Warner Bros. Opts To Punt Its Movies Than Pay Its Talent
They are the third studio to do so while not bothering to negotiate with the writers or the actors
It was only inevitable as the stupid option, and Warner Bros. has taken it. The studio has delayed several of its releases, including the animated Lord of the Rings: The War of Rohirrim from New Line, and Legendary’s Godzilla X Kong: The New Empire and Dune: Part Two.
The Dune sequel has been moved off of its November 3, 2023 date to March 15, 2024, keeping its IMAX commitments and being hinted for Berlin Film Festival or SXSW debuts beforehand. It dislodges Godzilla X Kong: The New Empire from the spot, pushed four weeks to April 12. In turn, it dislodges Lord of the Rings: The War of Rohirrim, which moves to December 13, 2024. That time of year is very familiar to the franchise, as all six previous live action films were released in that holiday period, well before it became the spot for Star Wars, Avatar, and Spider-Man films. While many are expecting seismic shifts regarding scheduling, that probably won’t amount. However, something small like The Marvels, currently dated for November 10 could move up the week for more comfort and take on the available IMAX screens. It would give the film extra time on large format screens before The Hunger Games: The Ballad of Songbirds and Snakes arrives on November 17.

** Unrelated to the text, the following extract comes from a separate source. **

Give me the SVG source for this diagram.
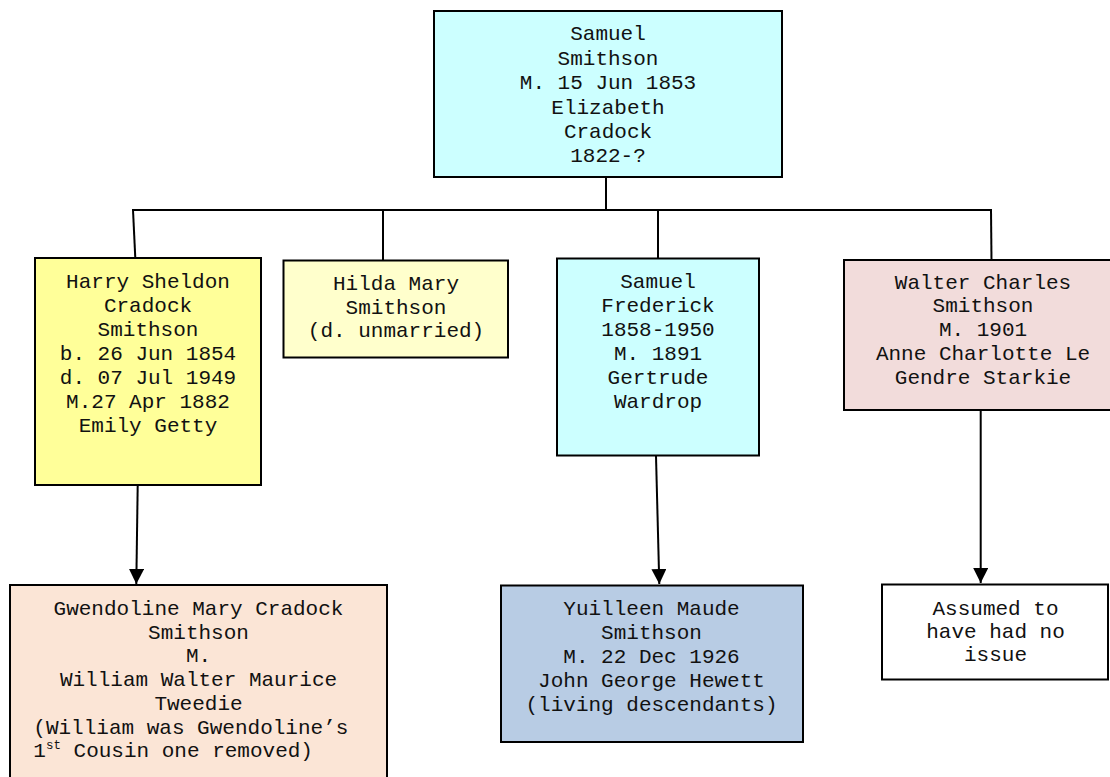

While Dune: Part Two departs, Warner Bros. other big releases for the rest of the year from that point are sticking around. Wonka is still set for December 15, DC’s Aquaman and the Lost Kingdom for December 20, and the remake of The Color Purple for December 25, regardless of how long the AMPTP avoids the negotiating table, finding it necessary to help post-COVID. The move for Godzilla X Kong will apparently help its China grosses and currently has no major competition, as does Dune: Part Two in its new situation. The War of Rohirrim meanwhile faces off against Sony’s reboot of The Karate Kid, which moved from a June date at the end of last month. At that same time, they undated two films including Spider-Man: Beyond the Spider-Verse, taking the Ghostbusters: Afterlife sequel to the March 29 slot it abdicated, which is now Dune: Part Two’s third week. They also moved Kraven The Hunter from October 6, 2023 to August 30, 2024. Disney also made scheduling moves that may have as much to do with the VFX work, but affected films dated to that point for 2024 and onward.
When moving Kraven, the major reasoning given was that it gives time for the strikes to end, so actors, such as Dune’s young stars Timothée Chalamet, Zendaya, Florence Pugh and Austin Butler can be available for major press tours. Except if they wanted them for press tours that badly the studios could head to the negotiating table right now and end the damn strike by meeting the actors’ and writers’ needs, but they refuse. The Hollywood studios would rather risk hundreds of millions of dollars, cripple such major releases with weaker off-peak release dates, and change their entire schedules than pay their workers a fair wage. These delays are a negotiation tactic that just won't find success. Support the unions folks, word is the AMPTP needed to hire new PR.